Tahric: Farklı kanallarla ve başka bir lafızla İbn Ebi Şeybe (s. 521) rivayet etti.

 

 

 

4261- Hasan(-ı Basri): "Bir rekatı imayla kılar" demiştir.

 

Tahric: Farklı kanallarla ve başka bir lafızla İbn Ebi Şeybe rivayet etti.

 

 

 

4262- Katade: "Eğer korkarsanız, yaya yahut binekte iken kılın"[Bakara, 239] ayetini açıklarken şöyle dedi: "Bu hüküm çarpışma anında geçerlidir.
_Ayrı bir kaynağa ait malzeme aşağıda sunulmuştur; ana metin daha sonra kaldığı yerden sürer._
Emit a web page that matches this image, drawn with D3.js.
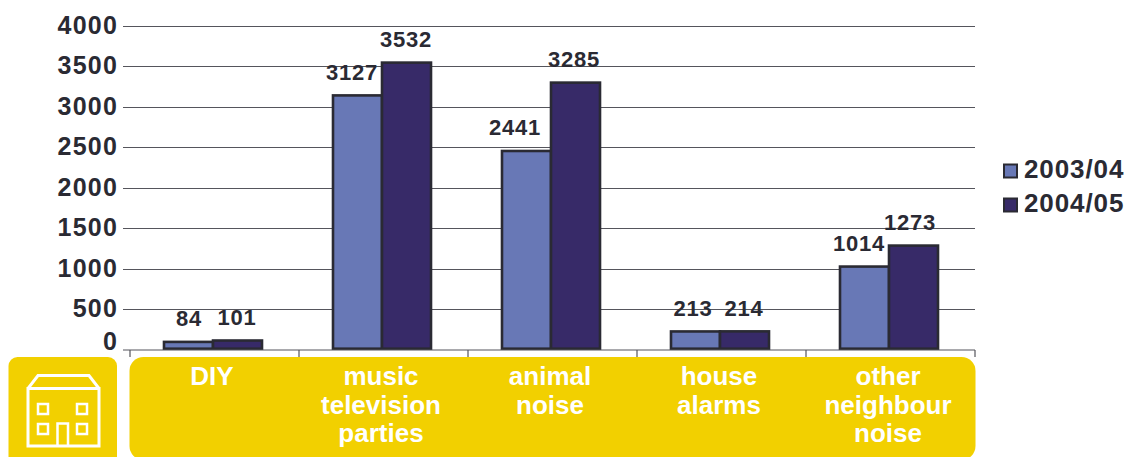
<!DOCTYPE html>
<html><head><meta charset="utf-8">
<script src="https://cdn.jsdelivr.net/npm/d3@7"></script>
<style>html,body{margin:0;padding:0;background:#fff}svg{display:block}text{font-family:"Liberation Sans",Arial,sans-serif;font-weight:700}</style>
</head><body><svg id="c" width="1127" height="457"></svg>
<script>
const categories = ["DIY","music television parties","animal noise","house alarms","other neighbour noise"];
const categoryLines = [["DIY"],["music","television","parties"],["animal","noise"],["house","alarms"],["other","neighbour","noise"]];
const seriesNames = ["2003/04","2004/05"];
const values0304 = [84,3127,2441,213,1014];
const values0405 = [101,3532,3285,214,1273];
const yTicks = [0,500,1000,1500,2000,2500,3000,3500,4000];
const colors = ["#6878b6","#372a68"];
const ink = "#2a2a33", yellow = "#f2d000";
const labelShift0 = [-24,-30,-36,-27,-30];
const labelShift1 = [24,24,23,24,21];

const svg = d3.select("#c");
const y = d3.scaleLinear().domain([0,4000]).range([349.5,25.5]);
const x0 = d3.scaleBand().domain(categories).range([130,975]);
const barW = 49;
const mid = c => x0(c) + x0.bandwidth()/2 - 1.5;

// yellow panels
svg.append("rect").attr("x",8.5).attr("y",357).attr("width",108.5).attr("height",130).attr("rx",9).attr("fill",yellow);
svg.append("rect").attr("x",129.5).attr("y",357).attr("width",846).attr("height",103).attr("rx",14).attr("fill",yellow);

// house icon
const house = svg.append("g").attr("fill","none").attr("stroke","#fff").attr("stroke-width",3);
house.append("path").attr("d","M28 388.5 H99 V446 H28 Z M28 388.5 L38 375.5 H89 L99 388.5");
[[38,404,10,10],[77,404,10,10],[38,424,10,10],[77,424,10,10]].forEach(r=>
  house.append("rect").attr("x",r[0]).attr("y",r[1]).attr("width",r[2]).attr("height",r[3]).attr("stroke-width",2.5));
house.append("path").attr("d","M57.5 446 V423.5 H68 V446").attr("stroke-width",2.5);

// grid + y axis
const yAxis = d3.axisLeft(y).tickValues(yTicks).tickFormat(d3.format("d")).tickSize(0).tickPadding(0);
const yg = svg.append("g").attr("transform","translate(118,0)").call(yAxis);
yg.select(".domain").remove();
yg.selectAll("text").attr("font-size",25).attr("fill",ink).attr("x",0).attr("dy","0.3em")
  .attr("y",d=>d===0?-7.5:0).attr("letter-spacing",1.2)
  .style("font-family",'"Liberation Sans",Arial,sans-serif').style("font-weight",700);
svg.append("g").selectAll("line").data(yTicks.filter(d=>d>0)).join("line")
  .attr("x1",123).attr("x2",975).attr("y1",d=>Math.round(y(d))+.5).attr("y2",d=>Math.round(y(d))+.5)
  .attr("stroke","#55555c").attr("stroke-width",1);

// bars
[values0304,values0405].forEach((vals,s)=>{
  svg.append("g").attr("transform","translate(0,-0.8)").selectAll("rect").data(vals).join("rect")
    .attr("x",(d,i)=>mid(categories[i])-barW+s*barW)
    .attr("y",d=>y(d)).attr("width",barW).attr("height",d=>y(0)-y(d))
    .attr("fill",colors[s]).attr("stroke",ink).attr("stroke-width",2.6);
});

// x axis line + ticks
svg.append("line").attr("x1",123).attr("x2",975).attr("y1",350).attr("y2",350).attr("stroke","#55555c").attr("stroke-width",1.2);
svg.append("g").selectAll("line").data(d3.range(6)).join("line")
  .attr("x1",i=>130+i*x0.bandwidth()).attr("x2",i=>130+i*x0.bandwidth()).attr("y1",350).attr("y2",357)
  .attr("stroke","#55555c").attr("stroke-width",1.2);

// value labels
[values0304,values0405].forEach((vals,s)=>{
  svg.append("g").selectAll("text").data(vals).join("text")
    .attr("x",(d,i)=>mid(categories[i])+(s?labelShift1:labelShift0)[i])
    .attr("y",d=>y(d)-16.5)
    .attr("text-anchor","middle").attr("font-size",22).attr("letter-spacing",0.8).attr("fill",ink).text(d=>d);
});

// category labels
const cat = svg.append("g");
categoryLines.forEach((lines,i)=>{
  const t = cat.append("text").attr("text-anchor","middle").attr("font-size",26).attr("fill","#fff");
  lines.forEach((l,j)=>t.append("tspan").attr("x",mid(categories[i])-1).attr("y",385+j*28.5).text(l));
});

// legend
seriesNames.forEach((n,i)=>{
  const ly = 171+i*34;
  svg.append("rect").attr("x",1004).attr("y",ly-6.5).attr("width",13).attr("height",13)
    .attr("fill",colors[i]).attr("stroke",ink).attr("stroke-width",2);
  svg.append("text").attr("x",1024).attr("y",ly+7).attr("font-size",26).attr("letter-spacing",0.9).attr("fill",ink).text(n);
});
</script></body></html>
Bu durumda, binekte olsun yürürken olsun veya koşarken olsun hangi yöne dönmüşsen o yöne doğru imayla bir rekat kılarsın."

 

 

 

4263- Dahhak: "Eğer korkarsanız, yaya yahut binekte iken kılın"[Bakara, 239] ayetini açıklarken şöyle dedi: "Hangi yöne dönmüş olursa olsun iki tekbir getirmek yeterlidir. ''

 

Tahric: İbn Ebi Şeybe (s. 521), "Veki'-Dahhak" kanalıyla başka bir lafızla rivayet etti.

 

 

 

4264- Mücahid der ki: "Çarpışma anında zikretmek ve baş ile işaret etmek yeterlidir."

 

 

 

4265- Mücahid der ki: "Çarpışma anında zikir ve baş ile işaret etmek yeterlidir. "

 

 

 

4266- ibrahim(-i Nehai): "Savaş anında, hangi yöne dönmüş olursa olsun imayla iki rekat kılar" demiştir.